Ulkigerweise werden jene, die sich ein iPhone 5 vorbestellt haben, länger auf diese Funktionen warten müssen, als Besitzer älterer iPhones. Die neue Software steht für iPhone 3GS, 4 und 4S bereits ab dem 19. September, zwei Tage vor dem iPhone-5-Verkaufsbeginn, zum kostenlosen Download bereit.

Wie auf dem neuen Apple-Handy wird sich die Software auf den älteren Geräten aber kaum anfühlen - was zum einem dem größeren, höher auflösenden Bildschirm, zum anderen dem neuen A6-Chip geschuldet ist, aus dessen Daten Apple ein großes Geheimnis gemacht hat. Mit rund einem GHz ist der Doppelkern-Prozessor getaktet, der auf ein GB Arbeitspeicher zugreift. Bei Geekbench, einem Testprogramm zum Vergleichen von Hardware, bei dem verschiedene Berechnungen in schneller Folge durchgeführt werden, erreichte er bei uns 1607 Punkte.
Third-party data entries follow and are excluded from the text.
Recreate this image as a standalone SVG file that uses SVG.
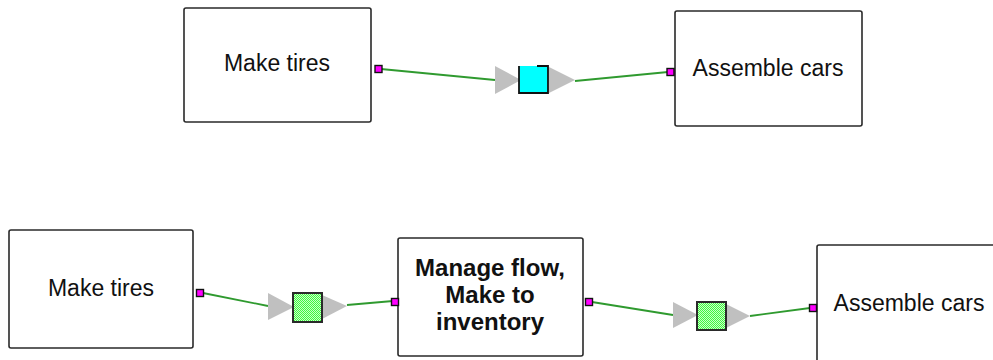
<svg xmlns="http://www.w3.org/2000/svg" width="993" height="360" viewBox="0 0 993 360">
  <style>
    .box { fill: #ffffff; stroke: #2a2a2a; stroke-width: 1.6; }
    .lbl { font-family: "Liberation Sans", Arial, sans-serif; font-size: 23px; fill: #111111; text-anchor: middle; }
    .bold { font-weight: bold; font-size: 24px; }
    .flow { fill: none; stroke: #2f9a2f; stroke-width: 1.8; }
    .port { fill: #ff00ff; stroke: #111111; stroke-width: 1.4; }
    .tri { fill: #c0c0c0; }
    .buf { fill: url(#dither); stroke: #2a2a2a; stroke-width: 2; }
  </style>
  <defs>
    <pattern id="dither" width="2" height="2" patternUnits="userSpaceOnUse">
      <rect width="2" height="2" fill="#c8ffc8"/>
      <rect width="1" height="1" fill="#40f840"/>
      <rect x="1" y="1" width="1" height="1" fill="#40f840"/>
    </pattern>
  </defs>

  <!-- upper chain: tires feed assembly directly -->
  <g id="tires-top">
    <rect class="box" x="184" y="8" width="187" height="114" rx="2"/>
    <text class="lbl" x="277" y="71">Make tires</text>
  </g>
  <g id="cars-top">
    <rect class="box" x="675" y="11" width="187" height="115" rx="2"/>
    <text class="lbl" x="768" y="76">Assemble cars</text>
  </g>

  <!-- lower chain: tires, managed inventory, assembly -->
  <g id="tires-bottom">
    <rect class="box" x="9" y="230" width="184" height="118" rx="2"/>
    <text class="lbl" x="101" y="296">Make tires</text>
  </g>
  <g id="inventory">
    <rect class="box" x="398" y="238" width="185" height="118" rx="2"/>
    <text class="lbl bold" x="490" y="276">Manage flow,</text>
    <text class="lbl bold" x="490" y="303">Make to</text>
    <text class="lbl bold" x="490" y="330">inventory</text>
  </g>
  <g id="cars-bottom">
    <rect class="box" x="817" y="245" width="187" height="118" rx="2"/>
    <text class="lbl" x="909" y="311">Assemble cars</text>
  </g>

  <g id="connectors">
    <!-- top link -->
    <polyline class="flow" points="381,69 495,80"/>
    <polygon class="tri" points="495,66 495,94 521,80"/>
    <polygon class="tri" points="549,67 549,93 575,80"/>
    <polyline class="flow" points="575,81 668,72"/>
    <rect x="519" y="66" width="29" height="27" fill="#00ffff"/>
    <path d="M519,66 V93 H548 V66 H537" fill="none" stroke="#111111" stroke-width="1.8"/>
    <rect class="port" x="375" y="65.5" width="7" height="7"/>
    <rect class="port" x="667" y="68.5" width="7" height="7"/>

    <!-- lower link 1 -->
    <polyline class="flow" points="203,293 268,306"/>
    <polygon class="tri" points="268,293 268,320 294,307"/>
    <polygon class="tri" points="322,295 322,319 347,306"/>
    <polyline class="flow" points="347,305 393,301"/>
    <rect class="buf" x="293" y="293" width="29" height="29"/>
    <rect class="port" x="196.5" y="289.5" width="7" height="7"/>
    <rect class="port" x="391.5" y="298.5" width="7" height="7"/>

    <!-- lower link 2 -->
    <polyline class="flow" points="592,302 673,315"/>
    <polygon class="tri" points="673,302 673,328 698,315"/>
    <polygon class="tri" points="726,304 726,328 750,316"/>
    <polyline class="flow" points="750,316 810,308"/>
    <rect class="buf" x="697" y="302" width="29" height="28"/>
    <rect class="port" x="585.5" y="298.5" width="7" height="7"/>
    <rect class="port" x="809.5" y="304.5" width="7" height="7"/>
  </g>
</svg>
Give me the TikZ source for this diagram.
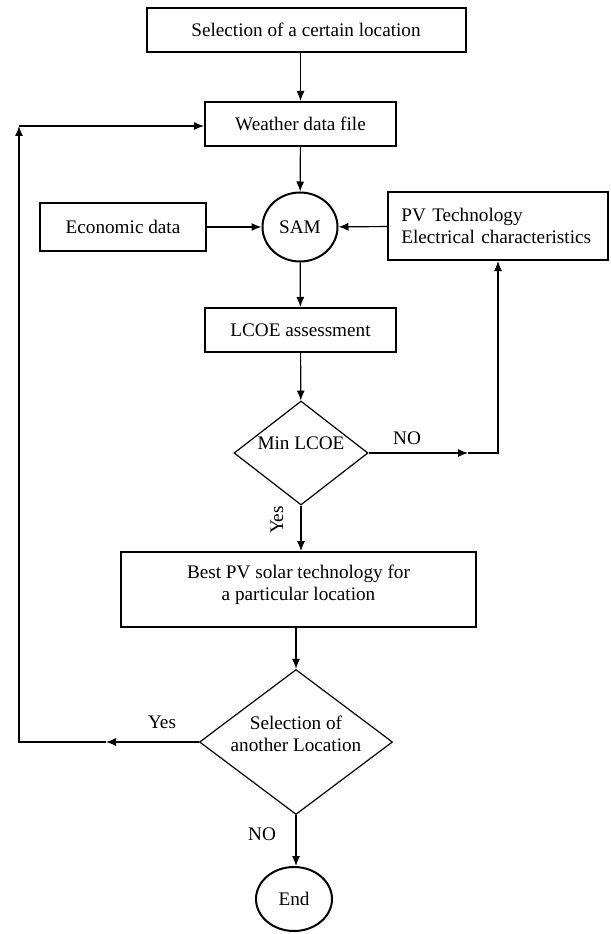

Das ist zwar etwas weniger als Samsungs Galaxy S III (1750 Punkte) aber deutlich mehr als doppelt so viel wie ein iPhone 4S (632 Punkte).

Aber ganz abseits dieser Zahlen stellt sich nach einer Woche mit dem iPhone 5 bei mir ein ähnliches Gefühl ein wie ich es 2007 hatte, als ich das erste iPhone testete: Zuerst fühlte es sich neu und ungewohnt an, nach wenigen Tagen aber schon sehr vertraut.

Korrektur: In einer früheren Fassung dieses Texts war der Geekbench-Wert des Galaxy S III mit 1600 Punkten angegeben. Dieser Wert bezog sich auf unser Testgerät. Im Mittel liegen die Geekbench-Werte aber bei 1750 Punkten. Wir bitten diesen Fehler zu entschuldigen.